For people like Catherine who live within walking distance and offer to meet me for a drink on Thanksgiving or my birthday.

This year:
1) I am one parent and one grandparent lighter.

2) I am still reasonably healthy, I just don’t feel it a lot of the time. And I am paying less for health insurance, even if it is fucking
Kaiser Permanente, the McDonald’s of health plans.

3) Yeah, I have enough to eat and yeah, I make bad choices

4) Still have a roof over my head in a neighbourhood people would kill to live in, don’t have to deal with roommates, classified ads, etc. If I can just keep everything from falling apart until more money comes in…

5) Still working in a top ten market, with the usual ratings fluctuations

6) Still thankful for the pigs. They know how to live. They eat every meal as though it were a Thanksgiving dinner.

7) Home equity line of credit is maxed out and the fucks at
Wachovia won’t extend it. The twit I last dealt with said “just try to get your debt down a little more.” Yeah, tell the starving people in Africa their problems would just go away if they’d just eat a little more.

8) I have almost all my generic winter holiday gifts already. About all I need now is some gift bags and paper. This year I’m not falling for those “sales” that really aren’t.

9) No close family members or pigs have died within the last four months.

10) Mom, her siblings and Dad’s are still in reasonably good health.
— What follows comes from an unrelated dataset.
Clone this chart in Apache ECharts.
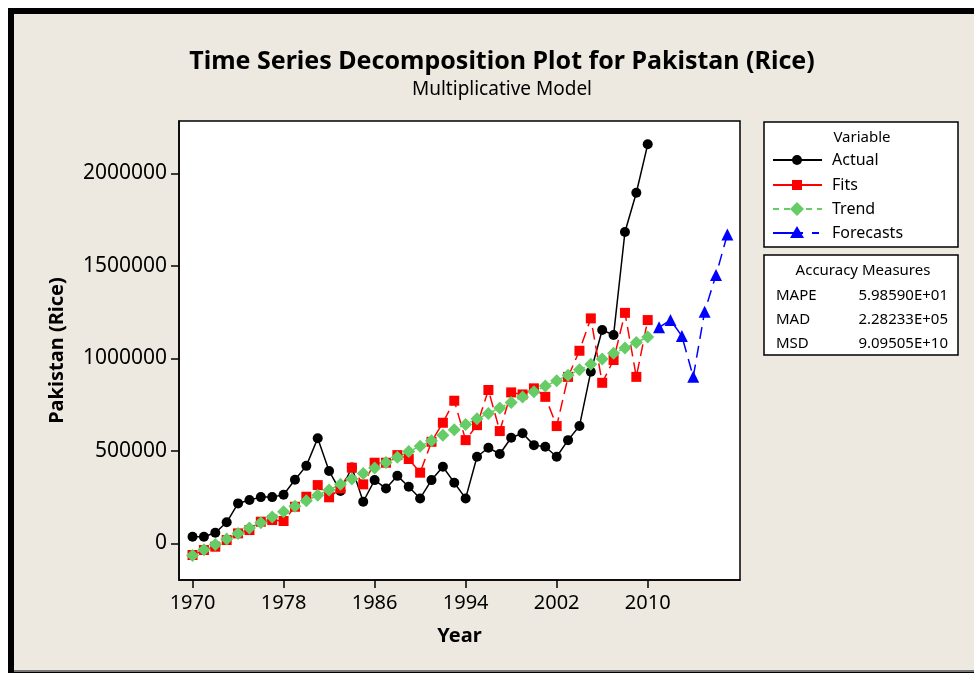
<!DOCTYPE html>
<html>
<head>
<meta charset="utf-8">
<script src="https://cdn.jsdelivr.net/npm/echarts@6/dist/echarts.min.js"></script>
<style>
    body { margin: 0; background: #fff; }
    #frame { position: absolute; left: 8px; top: 8px; width: 966px; height: 665px; background: #000; }
    #paper { position: absolute; left: 14px; top: 14px; width: 960px; height: 656px; background: #ede9e0; border-bottom: 2px solid #777; }
    #chart { position: absolute; left: 0; top: 0; width: 974px; height: 673px; }
</style>
</head>
<body>
<div id="frame"></div>
<div id="paper"></div>
<div id="chart"></div>
<script>
// yearly series 1970-2010
const years = [1970, 1971, 1972, 1973, 1974, 1975, 1976, 1977, 1978, 1979,
    1980, 1981, 1982, 1983, 1984, 1985, 1986, 1987, 1988, 1989,
    1990, 1991, 1992, 1993, 1994, 1995, 1996, 1997, 1998, 1999,
    2000, 2001, 2002, 2003, 2004, 2005, 2006, 2007, 2008, 2009, 2010];

const actual = [36000, 36000, 57000, 114000, 216000, 234000, 250000, 250000, 263000, 344000,
    419000, 568000, 391000, 283000, 410000, 225000, 342000, 297000, 365000, 306000,
    243000, 342000, 414000, 328000, 243000, 468000, 517000, 483000, 571000, 595000,
    531000, 522000, 468000, 558000, 634000, 928000, 1153000, 1126000, 1683000, 1895000, 2157000];

const fits = [-63000, -36000, -18000, 18000, 54000, 72000, 117000, 126000, 121000, 198000,
    252000, 315000, 249000, 297000, 409000, 319000, 436000, 436000, 477000, 456000,
    382000, 549000, 652000, 771000, 558000, 639000, 829000, 607000, 816000, 805000,
    838000, 792000, 634000, 900000, 1041000, 1216000, 868000, 991000, 1246000, 900000, 1207000];

const trend = [-65000, -35000, -6000, 24000, 53000, 83000, 112000, 142000, 171000, 201000,
    230000, 260000, 289000, 319000, 348000, 378000, 407000, 437000, 466000, 496000,
    525000, 555000, 584000, 614000, 643000, 673000, 702000, 732000, 761000, 791000,
    820000, 850000, 879000, 909000, 938000, 968000, 997000, 1027000, 1056000, 1086000, 1115000];

// forecasts 2011-2017
const fcYears = [2011, 2012, 2013, 2014, 2015, 2016, 2017];
const forecasts = [1168000, 1207000, 1121000, 900000, 1252000, 1450000, 1670000];

const xTicks = [1970, 1978, 1986, 1994, 2002, 2010];
const yTicks = [0, 500000, 1000000, 1500000, 2000000];

const measureNames = ['MAPE', 'MAD', 'MSD'];
const measureValues = ['5.98590E+01', '2.28233E+05', '9.09505E+10'];

const pairs = (xs, ys) => xs.map((x, i) => [x, ys[i]]);

const font = 'Noto Sans';
const chart = echarts.init(document.getElementById('chart'));

// legend boxes drawn by hand, Minitab style
const legendItems = [
    { name: 'Actual', color: '#000', symbol: 'circle', dash: 'solid' },
    { name: 'Fits', color: '#ff0000', symbol: 'rect', dash: 'solid' },
    { name: 'Trend', color: '#66cc66', symbol: 'diamond', dash: [6, 5] },
    { name: 'Forecasts', color: '#0000ff', symbol: 'triangle', dash: [30, 9, 7, 10] }
];
const rowY = [160, 185, 209, 233];
const graphics = [
    { type: 'rect', shape: { x: 764, y: 122, width: 194, height: 125 }, style: { fill: '#fff', stroke: '#000', lineWidth: 1.5 } },
    { type: 'text', x: 862, y: 138, style: { text: 'Variable', font: '15px ' + font, fill: '#000', align: 'center', verticalAlign: 'middle' } },
    { type: 'rect', shape: { x: 764, y: 255, width: 194, height: 100 }, style: { fill: '#fff', stroke: '#000', lineWidth: 1.5 } },
    { type: 'text', x: 863, y: 271, style: { text: 'Accuracy Measures', font: '15px ' + font, fill: '#000', align: 'center', verticalAlign: 'middle' } }
];
const symbolPath = {
    circle: (c) => ({ type: 'circle', shape: { cx: 797, cy: c, r: 5 } }),
    rect: (c) => ({ type: 'rect', shape: { x: 792, y: c - 5, width: 10, height: 10 } }),
    diamond: (c) => ({ type: 'polygon', shape: { points: [[797, c - 7], [804, c], [797, c + 7], [790, c]] } }),
    triangle: (c) => ({ type: 'polygon', shape: { points: [[797, c - 7], [804, c + 5], [790, c + 5]] } })
};
legendItems.forEach((it, i) => {
    const c = rowY[i];
    graphics.push({ type: 'line', shape: { x1: 773, y1: c, x2: 822, y2: c }, style: { stroke: it.color, lineWidth: 2, lineDash: it.dash } });
    graphics.push(Object.assign(symbolPath[it.symbol](c), { style: { fill: it.color } }));
    graphics.push({ type: 'text', x: 832, y: c, style: { text: it.name, font: '16px ' + font, fill: '#000', verticalAlign: 'middle' } });
});
measureNames.forEach((m, i) => {
    const c = [296, 320, 344][i];
    graphics.push({ type: 'text', x: 776, y: c, style: { text: m, font: '15px ' + font, fill: '#000', verticalAlign: 'middle' } });
    graphics.push({ type: 'text', x: 948, y: c, style: { text: measureValues[i], font: '15px ' + font, fill: '#000', align: 'right', verticalAlign: 'middle' } });
});

const option = {
    backgroundColor: 'transparent',
    animation: false,
    textStyle: { fontFamily: font },
    title: {
        text: 'Time Series Decomposition Plot for Pakistan (Rice)',
        subtext: 'Multiplicative Model',
        left: 497,
        textAlign: 'center',
        top: 44,
        itemGap: 6,
        textStyle: { fontSize: 25, fontWeight: 'bold', color: '#000' },
        subtextStyle: { fontSize: 19, color: '#000' }
    },
    grid: {
        left: 179, top: 121, width: 561, height: 459,
        show: true, backgroundColor: '#fff', borderColor: '#000', borderWidth: 1.5
    },
    xAxis: {
        type: 'value',
        min: 1968.81,
        max: 2018.11,
        name: 'Year',
        nameLocation: 'middle',
        nameGap: 46,
        nameTextStyle: { fontSize: 20, fontWeight: 'bold', color: '#000' },
        axisLine: { show: true, onZero: false, lineStyle: { color: '#000', width: 1.5 } },
        axisTick: { show: true, inside: false, length: 8, customValues: xTicks, lineStyle: { color: '#000', width: 1.5 } },
        axisLabel: { customValues: xTicks, fontSize: 20, color: '#000', margin: 13, formatter: v => String(v) },
        splitLine: { show: false }
    },
    yAxis: {
        type: 'value',
        min: -198000,
        max: 2283000,
        name: 'Pakistan (Rice)',
        nameLocation: 'middle',
        nameGap: 112,
        nameTextStyle: { fontSize: 20, fontWeight: 'bold', color: '#000' },
        axisLine: { show: true, onZero: false, lineStyle: { color: '#000', width: 1.5 } },
        axisTick: { show: true, inside: false, length: 8, customValues: yTicks, lineStyle: { color: '#000', width: 1.5 } },
        axisLabel: { customValues: yTicks, fontSize: 21, color: '#000', margin: 12, formatter: v => String(v) },
        splitLine: { show: false }
    },
    series: [
        {
            name: 'Actual', type: 'line', data: pairs(years, actual),
            symbol: 'circle', symbolSize: 10,
            itemStyle: { color: '#000' }, lineStyle: { color: '#000', width: 1.5 }
        },
        {
            name: 'Fits', type: 'line', data: pairs(years, fits),
            symbol: 'rect', symbolSize: 10,
            itemStyle: { color: '#ff0000' }, lineStyle: { color: '#ff0000', width: 1.5, type: [12, 6] }
        },
        {
            name: 'Trend', type: 'line', data: pairs(years, trend),
            symbol: 'diamond', symbolSize: 13,
            itemStyle: { color: '#66cc66' }, lineStyle: { color: '#66cc66', width: 1.5, type: [6, 5] }
        },
        {
            name: 'Forecasts', type: 'line', data: pairs(fcYears, forecasts),
            symbol: 'triangle', symbolSize: 12,
            itemStyle: { color: '#0000ff' }, lineStyle: { color: '#0000ff', width: 1.5, type: [12, 7] }
        }
    ],
    graphic: graphics
};

chart.setOption(option);
</script>
</body>
</html>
11) Mom’s cat and my pigs are healthy.

12) Catherine is out of town this year due to a family emergency, but I still have good friends with whom I can have dinner. Including Uncle Pat, who has lived and lost more than I have yet can still say “it’s memories of days like today that matter.”

13) My career is moving laterally or even downhill, but at least I’m free from the bad choice I made a little over a year ago.

Yes, I still have something left. Now to get over the fear that even that will be taken away.